No pudo elegir peor. Vio, el expendedor cuyo número —1208— no olvidará en la vida, junto a su vehículo de alquiler estacionado, y se dirigió hacia él. De haber cruzado el paseo Mallorca, hubiera podido entablar conversación con el número 1209, el cual gozaba de la sombra de varios árboles.

Los treinta y ocho grados al sol de temperatura de esa tarde plomiza de mayo no debieron asustar a la visitante de aspecto nórdico en avanzado estado de gestación que pretendía obtener un tique de estacionamiento en la zona ORA.

El «doce cero ocho» no tuvo padrinos cuando lo instalaron. Lo abandonaron en la desangelada confluencia del paseo con calle Cerdanya.

Situada frente a la máquina, —diría que sin crema solar— la usuaria del servicio pasó varios minutos leyendo las instrucciones de uso. En un momento dado sacó su cartera, eligió una tarjeta de crédito y la insertó en la ranura clara y gráficamente indicada.

Conociendo la errónea información que ofrece el artilugio, me dispuse a asistir a la turista y contribuir de este modo a impulsar —como dice la ministra del ramo— la locomotora de España. Sin embargo, internamente algo me detuvo, estaba a punto de corroborar mi apreciación reflejada en el artículo: «Taxis sí, ORA no», publicado la víspera del día de San Sebastián en este periódico. Concretamente, el párrafo referido a los expendedores de tiques, rezaba:

«Tampoco lo tienen fácil los visitantes. Los paneles de las máquinas, especialmente unos determinados modelos, presentan destacada iconografía junto a ranuras insertadoras de tarjetas —las difusas monedero— que los confunden».

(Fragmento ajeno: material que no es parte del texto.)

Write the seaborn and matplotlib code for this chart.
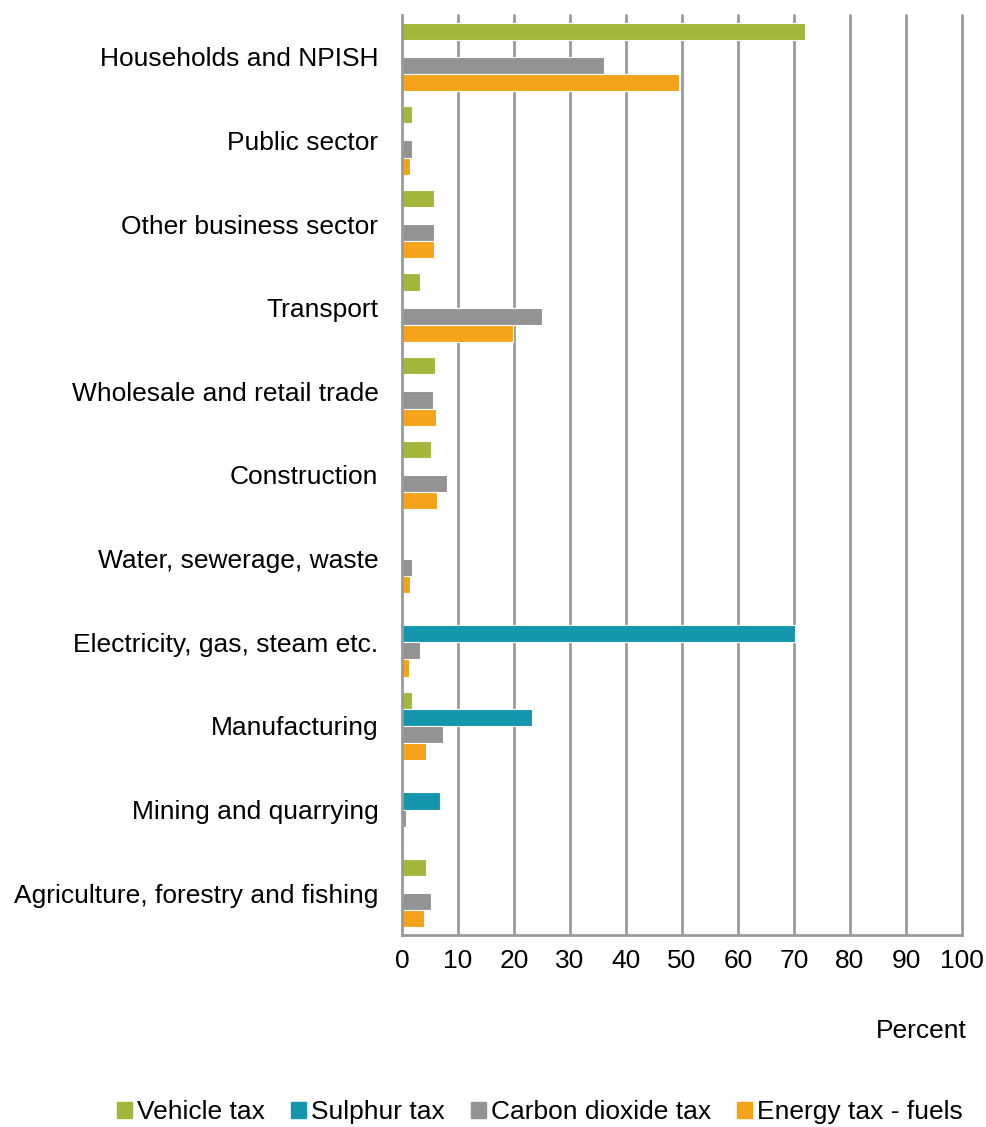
import matplotlib
matplotlib.use("Agg")
import matplotlib.pyplot as plt
import seaborn as sns
import pandas as pd

categories = ["Households and NPISH", "Public sector", "Other business sector", "Transport",
              "Wholesale and retail trade", "Construction", "Water, sewerage, waste",
              "Electricity, gas, steam etc.", "Manufacturing", "Mining and quarrying",
              "Agriculture, forestry and fishing"]
series = ["Vehicle tax", "Sulphur tax", "Carbon dioxide tax", "Energy tax - fuels"]
vehicle_tax = [72.0, 1.7, 5.8, 3.3, 5.9, 5.1, 0.2, 0.0, 1.7, 0.0, 4.2]
sulphur_tax = [0.0, 0.0, 0.0, 0.0, 0.0, 0.0, 0.0, 70.2, 23.3, 6.7, 0.0]
co2_tax = [36.1, 1.7, 5.7, 25.0, 5.5, 8.1, 1.85, 3.2, 7.3, 0.7, 5.1]
energy_tax = [49.5, 1.5, 5.8, 19.9, 6.1, 6.3, 1.4, 1.2, 4.3, 0.35, 4.0]
colors = ["#A3B53A", "#1496AD", "#939393", "#F5A31A"]
x_ticks = list(range(0, 101, 10))

rows = []
for name, vals in zip(series, [vehicle_tax, sulphur_tax, co2_tax, energy_tax]):
    for c, v in zip(categories, vals):
        rows.append({"Sector": c, "Tax": name, "Percent": v})
df = pd.DataFrame(rows)

sns.set_style("white")
plt.rcParams["font.family"] = ["Liberation Sans", "DejaVu Sans"]
plt.rcParams["text.color"] = "black"
plt.rcParams["xtick.color"] = "black"
plt.rcParams["ytick.color"] = "black"

fig = plt.figure(figsize=(9.86, 11.27), dpi=100)
ax = fig.add_axes([402/986, 1 - 935/1127, 560/986, (935-15)/1127])

sns.barplot(data=df, y="Sector", x="Percent", hue="Tax", order=categories,
            hue_order=series, palette=colors, saturation=1, orient="h", width=0.82,
            linewidth=0.8, edgecolor="white", ax=ax, legend=False, errorbar=None)

ax.set_xlim(0, 100)
ax.set_xticks(x_ticks)
ax.set_xticklabels([str(t) for t in x_ticks], fontsize=19)
ax.tick_params(axis="x", length=6, width=1.2, color="#8c8c8c", labelcolor="black",
               direction="out", pad=4)
ax.tick_params(axis="y", length=0, labelsize=19, labelcolor="black", pad=17)
ax.set_ylabel("")
ax.set_xlabel("")
ax.grid(False)
for t in x_ticks[1:]:
    ax.axvline(t, color="#9a9a9a", lw=2, zorder=0, clip_on=False)
for s in ["top", "right"]:
    ax.spines[s].set_visible(False)
ax.spines["left"].set_color("#9a9a9a")
ax.spines["left"].set_linewidth(2)
ax.spines["bottom"].set_color("#9a9a9a")
ax.spines["bottom"].set_linewidth(2)
ax.set_axisbelow(True)

fig.text(921/986, 1 - 1031/1127, "Percent", fontsize=19, ha="center", va="center")

handles = [plt.Rectangle((0, 0), 1, 1, color=c) for c in colors]
fig.legend(handles, series, loc="center", bbox_to_anchor=(540/986, 1 - 1112/1127),
           ncol=4, frameon=False, fontsize=19, handlelength=0.55, handleheight=0.55,
           handletextpad=0.2, columnspacing=1.0)

fig.savefig("out.png", dpi=100)
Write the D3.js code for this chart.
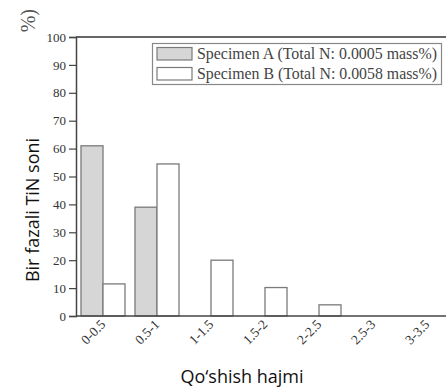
<!DOCTYPE html>
<html>
<head>
<meta charset="utf-8">
<script src="https://cdn.jsdelivr.net/npm/d3@7"></script>
<style>
  body { margin: 0; background: #fff; }
  svg { display: block; }
</style>
</head>
<body>
<svg id="chart" width="446" height="387"></svg>
<script>
var categories = ["0-0.5", "0.5-1", "1-1.5", "1.5-2", "2-2.5", "2.5-3", "3-3.5"];
var seriesNames = ["Specimen A (Total N: 0.0005 mass%)", "Specimen B (Total N: 0.0058 mass%)"];
var specimenA = [61, 39, 0, 0, 0, 0, 0];
var specimenB = [11.5, 54.5, 20, 10.2, 4, 0, 0];
var yTicks = [0, 10, 20, 30, 40, 50, 60, 70, 80, 90, 100];

var svg = d3.select("#chart");
var plotLeft = 76, plotTop = 37, plotBottom = 316, plotRight = 454;
var serif = "'Liberation Serif', 'Times New Roman', serif";
var sans = "'Open Sans', 'Noto Sans', sans-serif";

var x = d3.scaleBand().domain(categories).range([plotLeft, plotRight])
    .paddingInner(0.185).paddingOuter(0.0925);
var x1 = d3.scaleBand().domain(["A", "B"]).range([0, x.bandwidth()]);
var y = d3.scaleLinear().domain([0, 100]).range([plotBottom, plotTop]);

var rows = categories.map(function(c, i) {
  return { cat: c, A: specimenA[i], B: specimenB[i] };
});

// bars
var g = svg.append("g");
rows.forEach(function(r) {
  ["A", "B"].forEach(function(k) {
    if (r[k] <= 0) return;
    g.append("rect")
      .attr("x", x(r.cat) + x1(k))
      .attr("y", y(r[k]))
      .attr("width", x1.bandwidth())
      .attr("height", y(0) - y(r[k]))
      .attr("fill", k == "A" ? "#d6d6d6" : "#fff")
      .attr("stroke", "#7a7a7a")
      .attr("stroke-width", 1.3);
  });
});

// top frame line
svg.append("line")
  .attr("x1", plotLeft).attr("x2", 446)
  .attr("y1", y(100)).attr("y2", y(100))
  .attr("stroke", "#333").attr("stroke-width", 1.5);

// y axis
var yAxis = svg.append("g")
  .attr("transform", "translate(" + plotLeft + ",0)")
  .call(d3.axisLeft(y).tickValues(yTicks).tickSize(7).tickPadding(3));
yAxis.select(".domain").attr("stroke", "#444").attr("stroke-width", 1.5);
yAxis.selectAll(".tick line").attr("stroke", "#444").attr("stroke-width", 1.2);
yAxis.selectAll(".tick text")
  .attr("font-family", serif).attr("font-size", 13).attr("fill", "#333");

// x axis
var xAxis = svg.append("g")
  .attr("transform", "translate(0," + plotBottom + ")")
  .call(d3.axisBottom(x).tickSize(0).tickSizeOuter(0));
xAxis.select(".domain").attr("stroke", "#444").attr("stroke-width", 1.5)
  .attr("d", "M" + plotLeft + ",0H446");
xAxis.selectAll(".tick text")
  .attr("font-family", serif).attr("font-size", 13.5).attr("fill", "#333")
  .attr("text-anchor", "end")
  .attr("transform", "translate(0,6) rotate(-45)")
  .attr("dy", "0.35em").attr("dx", 0).attr("y", 0);

// legend
var lg = svg.append("g");
lg.append("rect")
  .attr("x", 152.5).attr("y", 43.5).attr("width", 289).attr("height", 41)
  .attr("fill", "#fff").attr("stroke", "#888").attr("stroke-width", 1.2);
seriesNames.forEach(function(n, i) {
  lg.append("rect")
    .attr("x", 157).attr("y", 47.5 + i * 20)
    .attr("width", 35).attr("height", 12.5)
    .attr("fill", i == 0 ? "#d6d6d6" : "#fff")
    .attr("stroke", "#7a7a7a").attr("stroke-width", 1.2);
  lg.append("text")
    .attr("x", 197).attr("y", 59 + i * 20)
    .attr("font-family", serif).attr("font-size", 16).attr("fill", "#444")
    .attr("textLength", 240).attr("lengthAdjust", "spacingAndGlyphs")
    .text(n);
});

// axis titles
svg.append("text")
  .attr("transform", "translate(35,9) rotate(-90)")
  .attr("text-anchor", "end")
  .attr("font-family", serif).attr("font-size", 20).attr("fill", "#555")
  .text("%)");

svg.append("text")
  .attr("transform", "translate(39,210) rotate(-90)")
  .attr("text-anchor", "middle")
  .attr("font-family", sans).attr("font-size", 18).attr("fill", "#111")
  .text("Bir fazali TiN soni");

svg.append("text")
  .attr("x", 242).attr("y", 383)
  .attr("text-anchor", "middle")
  .attr("font-family", sans).attr("font-size", 18).attr("fill", "#111")
  .text("Qo‘shish hajmi");
</script>
</body>
</html>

Tras varios volteos e infructuosos intentos, la conductora rebuscó y probó con otra tarjeta. Era contumaz, no se daba por vencida y las gotas de sudor resbalaban cada vez más caudalosas por sus zonas esternocleidomastoideas, de modo que me dispuse a asistirla. Pero en ese preciso instante apareció su acompañante y le ofreció otra tarjeta que, como tampoco acertó con el total de tres que llegó a usar, la pintura gris de la máquina también empezaba a derretirse confundiéndose las gotas de pintura en el suelo con las de sudor, «y los hermanos Marx estaban a punto de resucitar su camarote», decidí, definitivamente —echarles un cable—.

Mi tardía reacción fue enmendada por la ágil llegada de un educado controlador de la ORA que, percatándose de la situación, se apresuró a ejercer su labor.

El empleado municipal les explicó que las instrucciones de la máquina se referían a —misteriosas y en su poder—tarjetas monedero específicas y recargables, no a las de uso cotidiano y mundial, fueran de crédito o débito.

Sorprendentemente, la turista extranjera, en catalán, contestó:

—N’estic assabentada. Som subscriptora de l’edició digital del Diario de Mallorca, i fa devers quatre mesos, un jubilat —a un article d’opinió— explicà aquesta situació. I, en l’avançat que estan vostès —fins i tot a l’OTAN— i el molt que es preocupen del turístic modus vivendi «de la seva pallissa, com al seu dia la qualificà, Llorenç Capellà», no dubtava que hagueren solucionat aquest entrebanc pels visitants.

—Lo siento, la verdad es que, de fácil que resulta, es ridículo no haberlo solucionado. Quizás el nivel de lectura en este país no es tan elevado como en el suyo y puede que no lo hayan leído.

—Però, vostès que ho veuen cada dia, no informen d’aquesta deficiència del servei?

—Risas... Insistiremos…

—Si vuelve a visitarnos, procure traer monedas y recuerde que las máquinas tampoco dan cambio. ¡Ah!, y si un controlador le ofrece la tarjeta, mejor no la acepte. Al ser de prepago suele sobrar saldo y lo desperdician.

—Vostè, té un parlar amable, però molt mecànic. El seu discurs pareix una gravació.

—No, en absoluto. Solo que, ya es la décima vez que lo he repetido hoy.

—Very complicated —dijo el acompañante—

—Really incomprehensible, but… —sentenció el controlador—

—Moltes gràcies per la seva amabilitat jove, anirem a cercar canvi. No ens denunciï si us plau...

—Vaya, vaya tranquila —contestó el muchacho—.

—Aquestes màquines no hi ha qui les entengui. Jo sempre vaig al pàrquing soterrat —manifestó una señora detrás de mí—.

Como llegaba tarde a recoger a mis nietos —alucinado de mi repercusión internacional— y la dislexia lingüística me estaba descolocando, me tuve que marchar y no sé cómo acabó el vodevil. Menudo conflicto moral tendría el controlador si al final se vio obligado a denunciar ese vehículo.

«Oda a la indiferencia basada en hechos reales».